» **What the task asks**
Repeat exactly the lines from the start of the material below up to and including the "const premiumTicks = [2.3, 2.4, 2.5, 2.6, 2.7]" line.
▼▼▼
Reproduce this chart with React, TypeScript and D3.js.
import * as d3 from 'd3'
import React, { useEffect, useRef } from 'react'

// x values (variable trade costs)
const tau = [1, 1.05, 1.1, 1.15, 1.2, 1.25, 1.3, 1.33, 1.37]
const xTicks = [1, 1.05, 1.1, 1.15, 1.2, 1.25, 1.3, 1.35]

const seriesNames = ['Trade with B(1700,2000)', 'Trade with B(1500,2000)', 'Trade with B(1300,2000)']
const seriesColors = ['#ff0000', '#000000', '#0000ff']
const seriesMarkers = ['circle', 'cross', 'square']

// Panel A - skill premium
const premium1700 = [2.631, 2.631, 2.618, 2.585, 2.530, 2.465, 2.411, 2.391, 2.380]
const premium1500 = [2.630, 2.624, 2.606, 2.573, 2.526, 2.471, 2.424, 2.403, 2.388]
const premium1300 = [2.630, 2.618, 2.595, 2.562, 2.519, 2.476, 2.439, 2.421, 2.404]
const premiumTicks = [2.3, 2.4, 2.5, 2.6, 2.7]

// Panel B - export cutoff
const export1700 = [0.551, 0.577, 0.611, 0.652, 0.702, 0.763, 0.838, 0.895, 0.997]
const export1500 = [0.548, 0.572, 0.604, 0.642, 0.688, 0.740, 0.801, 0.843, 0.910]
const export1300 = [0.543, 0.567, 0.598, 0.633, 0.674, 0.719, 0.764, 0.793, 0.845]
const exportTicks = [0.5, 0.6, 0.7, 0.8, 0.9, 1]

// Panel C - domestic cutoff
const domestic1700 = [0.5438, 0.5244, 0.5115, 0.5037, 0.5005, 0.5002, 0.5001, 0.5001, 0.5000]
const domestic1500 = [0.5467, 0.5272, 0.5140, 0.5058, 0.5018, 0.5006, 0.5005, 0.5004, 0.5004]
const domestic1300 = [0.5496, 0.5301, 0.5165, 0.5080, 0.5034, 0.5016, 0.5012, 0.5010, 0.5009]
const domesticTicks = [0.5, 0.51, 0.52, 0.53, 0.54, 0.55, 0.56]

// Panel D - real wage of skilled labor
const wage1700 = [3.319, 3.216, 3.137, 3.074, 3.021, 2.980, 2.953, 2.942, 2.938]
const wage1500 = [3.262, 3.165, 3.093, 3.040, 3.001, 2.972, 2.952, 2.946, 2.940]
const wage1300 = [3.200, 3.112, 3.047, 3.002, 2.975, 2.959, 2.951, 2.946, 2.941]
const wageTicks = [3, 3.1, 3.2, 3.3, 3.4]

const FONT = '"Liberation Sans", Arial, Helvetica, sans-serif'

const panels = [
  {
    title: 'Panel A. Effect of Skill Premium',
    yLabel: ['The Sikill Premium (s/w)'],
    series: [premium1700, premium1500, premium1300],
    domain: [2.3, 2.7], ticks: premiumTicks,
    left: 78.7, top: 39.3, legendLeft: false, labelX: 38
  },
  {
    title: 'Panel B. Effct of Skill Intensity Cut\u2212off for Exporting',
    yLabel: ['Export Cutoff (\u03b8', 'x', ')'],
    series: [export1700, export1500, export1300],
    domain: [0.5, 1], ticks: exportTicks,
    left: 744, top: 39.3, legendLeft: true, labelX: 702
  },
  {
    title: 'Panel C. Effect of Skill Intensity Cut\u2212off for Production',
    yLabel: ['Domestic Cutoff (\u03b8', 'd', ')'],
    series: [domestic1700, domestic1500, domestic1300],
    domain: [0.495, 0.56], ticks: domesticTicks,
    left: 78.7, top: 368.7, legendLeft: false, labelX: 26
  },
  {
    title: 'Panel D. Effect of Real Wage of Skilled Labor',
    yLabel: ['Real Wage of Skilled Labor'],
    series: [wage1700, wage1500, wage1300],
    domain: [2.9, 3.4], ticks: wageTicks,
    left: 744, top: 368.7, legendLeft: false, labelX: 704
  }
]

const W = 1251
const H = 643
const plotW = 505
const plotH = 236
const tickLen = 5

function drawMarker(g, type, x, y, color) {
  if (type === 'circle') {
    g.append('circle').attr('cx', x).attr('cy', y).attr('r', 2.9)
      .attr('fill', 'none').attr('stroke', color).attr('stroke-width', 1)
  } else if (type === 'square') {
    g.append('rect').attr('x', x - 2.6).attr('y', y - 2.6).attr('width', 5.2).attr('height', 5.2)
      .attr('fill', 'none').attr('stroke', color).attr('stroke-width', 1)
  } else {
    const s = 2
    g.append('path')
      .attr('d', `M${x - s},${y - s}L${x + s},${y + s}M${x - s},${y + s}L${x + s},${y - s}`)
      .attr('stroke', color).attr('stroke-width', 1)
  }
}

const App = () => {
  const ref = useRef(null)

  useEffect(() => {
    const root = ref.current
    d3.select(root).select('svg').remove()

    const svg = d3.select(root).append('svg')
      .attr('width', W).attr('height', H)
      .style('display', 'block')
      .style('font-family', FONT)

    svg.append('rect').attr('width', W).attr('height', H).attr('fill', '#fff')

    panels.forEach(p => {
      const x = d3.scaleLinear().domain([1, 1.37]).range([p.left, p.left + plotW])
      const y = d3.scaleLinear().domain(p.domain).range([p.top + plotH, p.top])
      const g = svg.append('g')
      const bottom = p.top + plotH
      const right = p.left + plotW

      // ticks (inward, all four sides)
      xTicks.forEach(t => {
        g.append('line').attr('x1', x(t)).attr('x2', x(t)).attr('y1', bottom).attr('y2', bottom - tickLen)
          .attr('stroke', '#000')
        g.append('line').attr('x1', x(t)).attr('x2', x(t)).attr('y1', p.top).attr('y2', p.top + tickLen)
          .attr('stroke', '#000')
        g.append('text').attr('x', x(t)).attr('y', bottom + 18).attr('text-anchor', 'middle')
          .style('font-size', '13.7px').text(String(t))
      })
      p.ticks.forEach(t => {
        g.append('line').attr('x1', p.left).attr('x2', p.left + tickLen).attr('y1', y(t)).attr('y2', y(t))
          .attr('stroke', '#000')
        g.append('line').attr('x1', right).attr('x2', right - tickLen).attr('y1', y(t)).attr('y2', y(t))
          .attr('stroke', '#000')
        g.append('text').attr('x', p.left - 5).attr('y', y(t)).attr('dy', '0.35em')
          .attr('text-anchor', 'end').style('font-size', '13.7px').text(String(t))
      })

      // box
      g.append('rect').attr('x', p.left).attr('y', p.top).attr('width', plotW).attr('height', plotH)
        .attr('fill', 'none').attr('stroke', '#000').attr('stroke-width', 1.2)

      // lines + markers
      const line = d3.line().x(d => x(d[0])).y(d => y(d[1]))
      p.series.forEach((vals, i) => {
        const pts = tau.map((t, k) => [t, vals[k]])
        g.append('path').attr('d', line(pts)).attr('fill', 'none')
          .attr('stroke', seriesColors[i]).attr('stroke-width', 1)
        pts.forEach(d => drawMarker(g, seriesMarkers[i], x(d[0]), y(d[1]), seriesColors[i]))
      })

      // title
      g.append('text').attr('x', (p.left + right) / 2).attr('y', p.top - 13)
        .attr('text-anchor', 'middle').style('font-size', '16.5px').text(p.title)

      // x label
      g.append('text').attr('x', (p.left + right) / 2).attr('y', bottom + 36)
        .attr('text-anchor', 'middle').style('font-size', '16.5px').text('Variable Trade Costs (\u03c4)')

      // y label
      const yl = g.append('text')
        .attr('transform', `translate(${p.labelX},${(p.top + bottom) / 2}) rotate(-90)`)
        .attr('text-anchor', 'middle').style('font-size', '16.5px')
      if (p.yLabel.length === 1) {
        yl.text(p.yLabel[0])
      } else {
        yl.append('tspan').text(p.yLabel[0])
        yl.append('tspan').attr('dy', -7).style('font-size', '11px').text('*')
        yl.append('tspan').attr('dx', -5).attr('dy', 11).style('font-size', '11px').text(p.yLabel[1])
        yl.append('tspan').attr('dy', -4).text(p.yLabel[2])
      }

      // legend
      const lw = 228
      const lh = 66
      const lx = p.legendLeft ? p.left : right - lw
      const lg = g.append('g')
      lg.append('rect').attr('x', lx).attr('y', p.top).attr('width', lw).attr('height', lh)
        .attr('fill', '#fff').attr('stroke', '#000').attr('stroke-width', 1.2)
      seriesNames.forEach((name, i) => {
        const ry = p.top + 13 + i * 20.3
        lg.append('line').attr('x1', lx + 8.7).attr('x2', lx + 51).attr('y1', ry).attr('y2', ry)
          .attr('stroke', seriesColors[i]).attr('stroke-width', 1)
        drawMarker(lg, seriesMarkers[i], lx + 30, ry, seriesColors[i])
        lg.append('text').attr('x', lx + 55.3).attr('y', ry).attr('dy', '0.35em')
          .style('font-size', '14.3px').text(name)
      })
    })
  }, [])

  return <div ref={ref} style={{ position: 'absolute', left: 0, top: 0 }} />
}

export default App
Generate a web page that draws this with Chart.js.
▲▲▲
» **Exercise answer**
Reproduce this chart with React, TypeScript and D3.js.
import * as d3 from 'd3'
import React, { useEffect, useRef } from 'react'

// x values (variable trade costs)
const tau = [1, 1.05, 1.1, 1.15, 1.2, 1.25, 1.3, 1.33, 1.37]
const xTicks = [1, 1.05, 1.1, 1.15, 1.2, 1.25, 1.3, 1.35]

const seriesNames = ['Trade with B(1700,2000)', 'Trade with B(1500,2000)', 'Trade with B(1300,2000)']
const seriesColors = ['#ff0000', '#000000', '#0000ff']
const seriesMarkers = ['circle', 'cross', 'square']

// Panel A - skill premium
const premium1700 = [2.631, 2.631, 2.618, 2.585, 2.530, 2.465, 2.411, 2.391, 2.380]
const premium1500 = [2.630, 2.624, 2.606, 2.573, 2.526, 2.471, 2.424, 2.403, 2.388]
const premium1300 = [2.630, 2.618, 2.595, 2.562, 2.519, 2.476, 2.439, 2.421, 2.404]
const premiumTicks = [2.3, 2.4, 2.5, 2.6, 2.7]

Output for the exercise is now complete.